Natürlich muss man bei dieser Ausprägung von HipHop, die eher schüchtern als prahlerisch daher kommt, neuerdings auch Clipping als wichtigen Bezugspunkt nennen. Mind Glitch Keytar Theme beispielsweise drückt aufs Tempo, ist aber weit davon entfernt, sich dem Etikett als „Kracher“ anzubiedern. Das schon erwähnte …Down 155th In The MCM Snorkel beginnt mit mächtiger Bass Drum, aber auch hier beschränkt sich die Aggressivität auf den Sound und greift nicht auf den Gesang oder gar die Attitüde von Shabazz Palaces als Ganzes über.
Erst kurz vor Schluss gibt es in New Black Wave einen Rap, der – unterlegt mit einem Monster-Beat – wie eine Kampfansage, ein Manifest klingen könnte.
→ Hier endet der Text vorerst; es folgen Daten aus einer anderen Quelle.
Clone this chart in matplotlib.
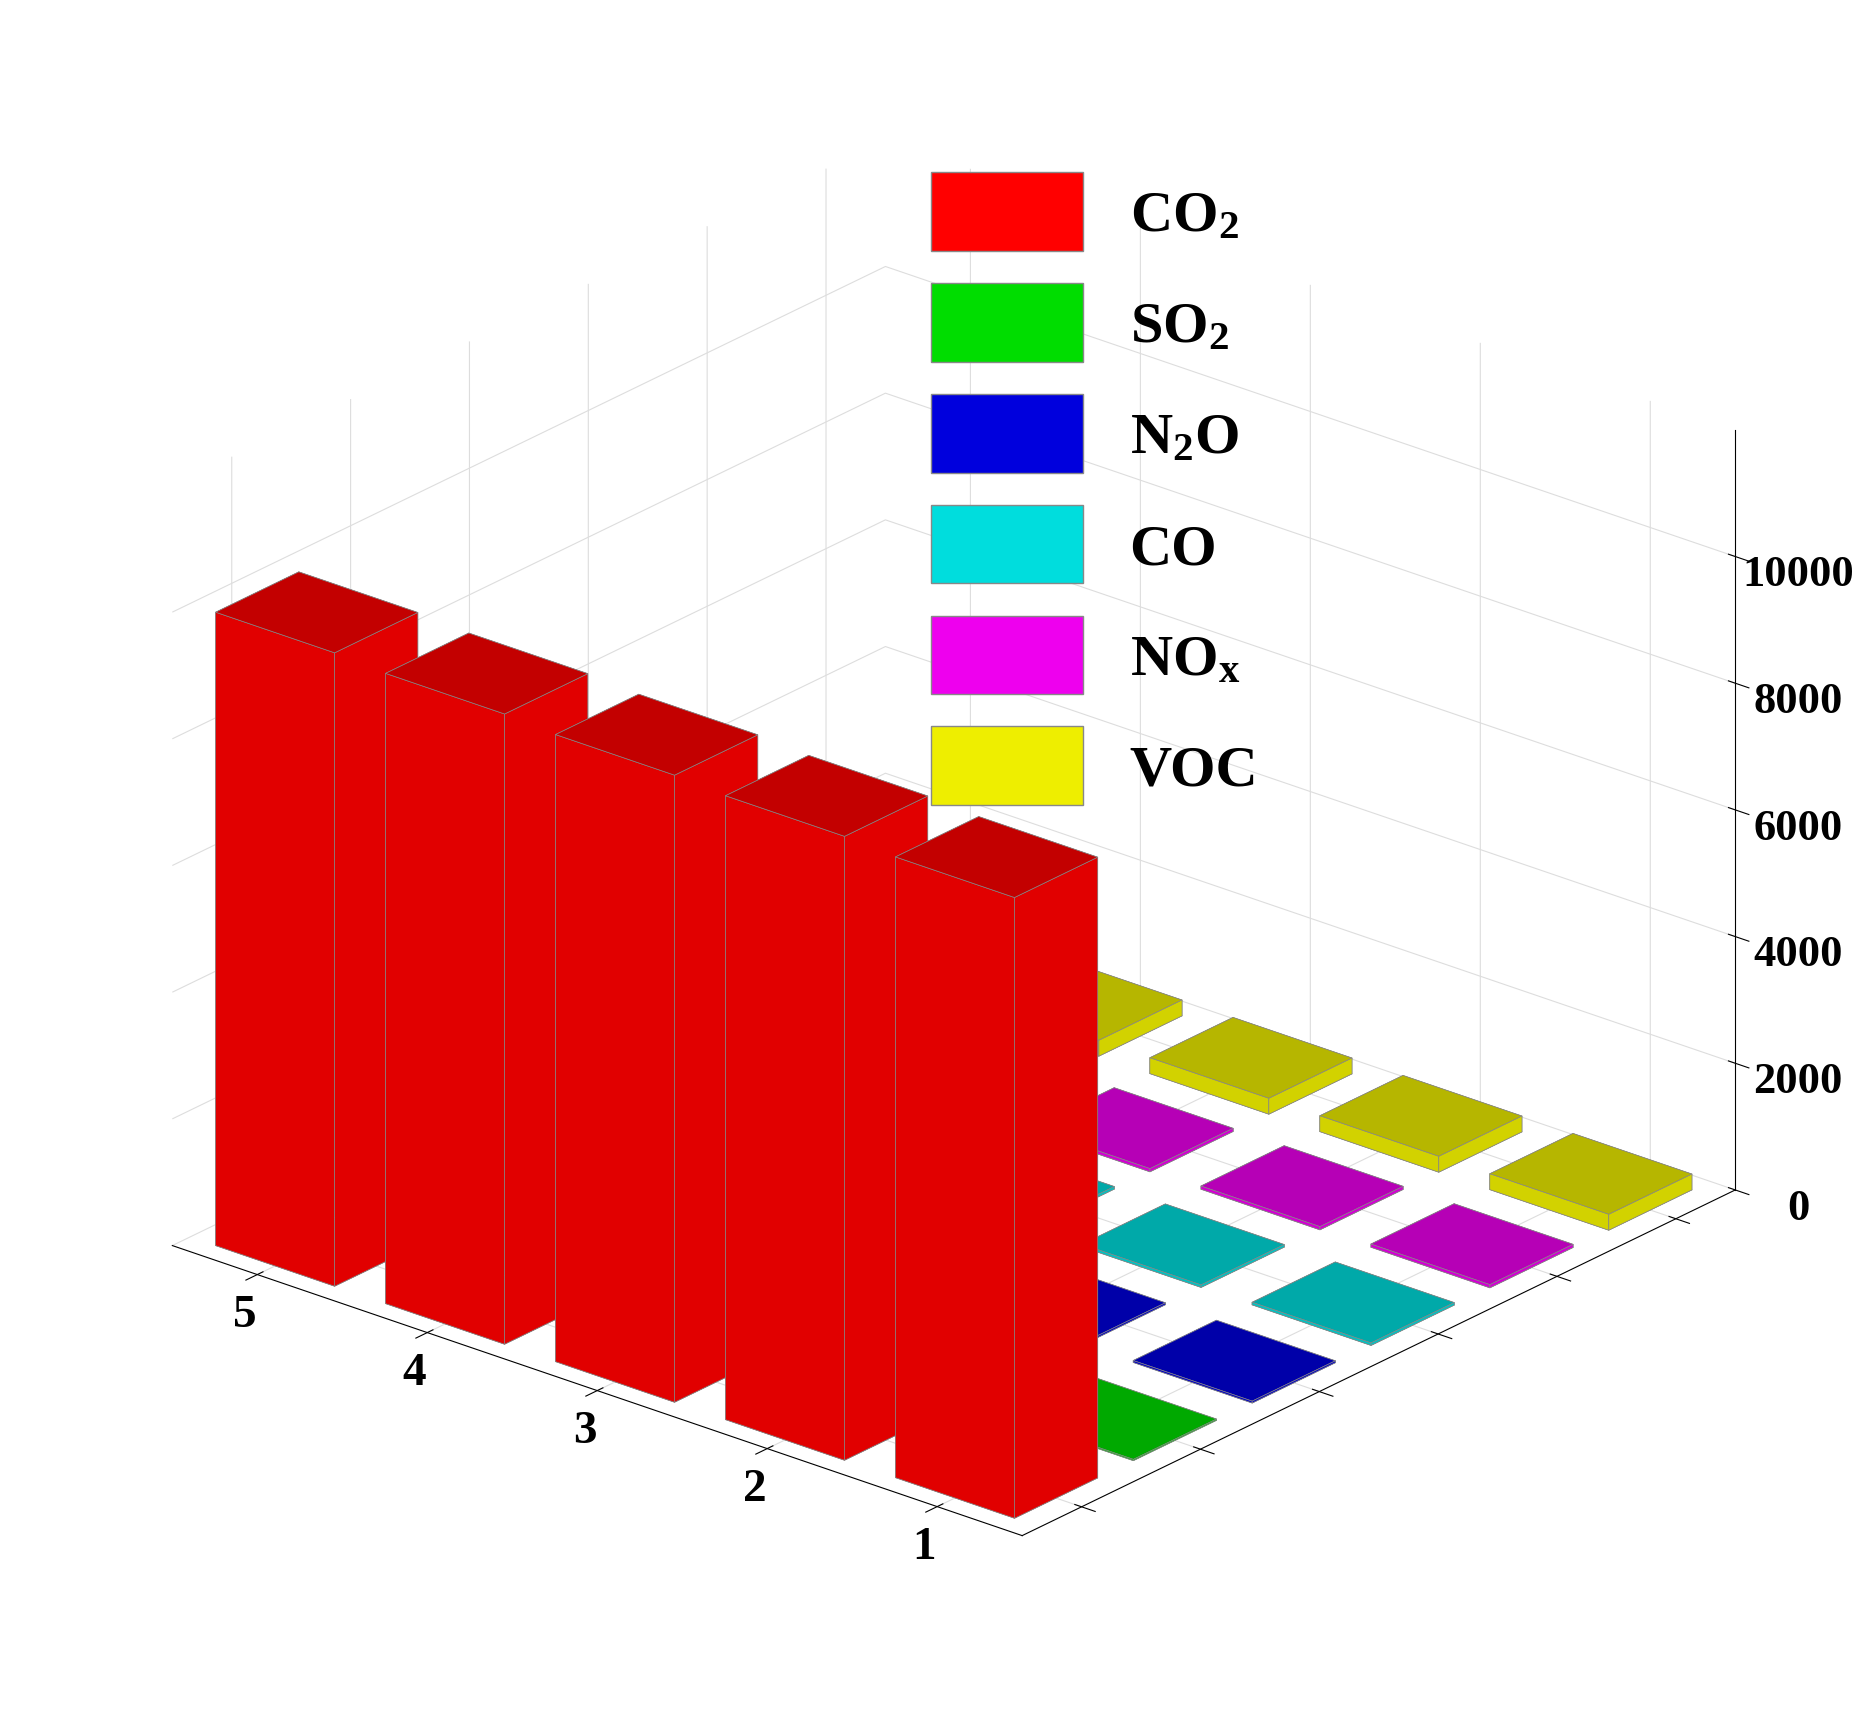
import numpy as np
import matplotlib
matplotlib.use("Agg")
import matplotlib.pyplot as plt
from matplotlib.patches import Patch

plt.rcParams['font.family'] = ['Liberation Serif', 'DejaVu Serif']
plt.rcParams['font.weight'] = 'bold'
plt.rcParams['mathtext.default'] = 'regular'

scenarios = ['1', '2', '3', '4', '5']
gases = ['CO$_2$', 'SO$_2$', 'N$_2$O', 'CO', 'NO$_x$', 'VOC']
colors = ['#ff0000', '#00dd00', '#0000dd', '#00dddd', '#ee00ee', '#eeee00']
co2 = [9800, 9850, 9900, 9950, 10000]
so2 = [20, 20, 20, 20, 20]
n2o = [30, 30, 30, 30, 30]
co = [40, 40, 40, 40, 40]
nox = [50, 50, 50, 50, 50]
voc = [250, 250, 250, 250, 250]
values = [co2, so2, n2o, co, nox, voc]

fig = plt.figure(figsize=(18.61, 17.24), dpi=100)
ax = fig.add_subplot(111, projection='3d')
ax.set_proj_type('ortho')
ax.view_init(elev=24, azim=-140)

w = 0.7
order = []
for gi in range(len(gases)):
    for si in range(len(scenarios)):
        order.append((gi, si))
# draw far ones first
order.sort(key=lambda t: -(t[0] + t[1]))
for gi, si in order:
    ax.bar3d(gi + 1 - w / 2, si + 1 - w / 2, 0, w, w, values[gi][si],
             color=colors[gi], shade=True, edgecolor='#888888', linewidth=0.5)

ax.set_xlim(0.5, 6.5)
ax.set_ylim(0.5, 5.5)
ax.set_zlim(0, 12000)
ax.set_yticks(range(1, 6))
ax.set_yticklabels(scenarios, fontsize=34)
ax.set_xticks(range(1, 7))
ax.set_xticklabels([''] * 6)
ax.set_zticks([0, 2000, 4000, 6000, 8000, 10000])
ax.tick_params(axis='z', labelsize=32, pad=18)
ax.set_zlabel('g/cm$^3$', fontsize=36, labelpad=45)
try:
    ax.zaxis.set_ticks_position('lower')
    ax.zaxis.set_label_position('lower')
except Exception:
    pass
for a in (ax.xaxis, ax.yaxis, ax.zaxis):
    a.set_pane_color((1, 1, 1, 0))
    a._axinfo['grid']['color'] = '#dddddd'

handles = [Patch(facecolor=c, edgecolor='#888888') for c in colors]
ax.legend(handles, gases, loc='upper left', bbox_to_anchor=(0.47, 0.93),
          fontsize=42, frameon=False, handlelength=2.6, handleheight=1.7,
          labelspacing=0.55)
plt.subplots_adjust(left=0, right=1, bottom=0, top=1)
fig.savefig('out.png', dpi=100)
Aber der Backing Track dazu ist ein mysteriöses Mosaik aus Tönen, ungefähr das Gegenteil von Begriffen wie „eingängig“, „tanzbar“ oder „aufpeitschend“. Stattdessen regieren auf Lese Majesty fast durchweg Stimmen, die in sich ruhen und gerade damit die Aussage transportieren: Ich muss niemandem etwas beweisen, und ich muss auch nicht den Macker machen.
Die Stärke von Shabazz Palaces unterstreichen Tracks wie They Come In Gold, intelligent und innovativ, oder Colluding Oligarchs, das kaum noch zu umschreiben ist. Elemente wie Strophe und Refrain, sogar Takt und Beat sind hier aufgelöst und auch Rap als Genre ist nur noch ein sehr vager Rahmen für diese Musik. Eine Suite im klassischen Sinne ist das vielleicht nicht gleich. Aber eindeutig ein faszinierendes Puzzle.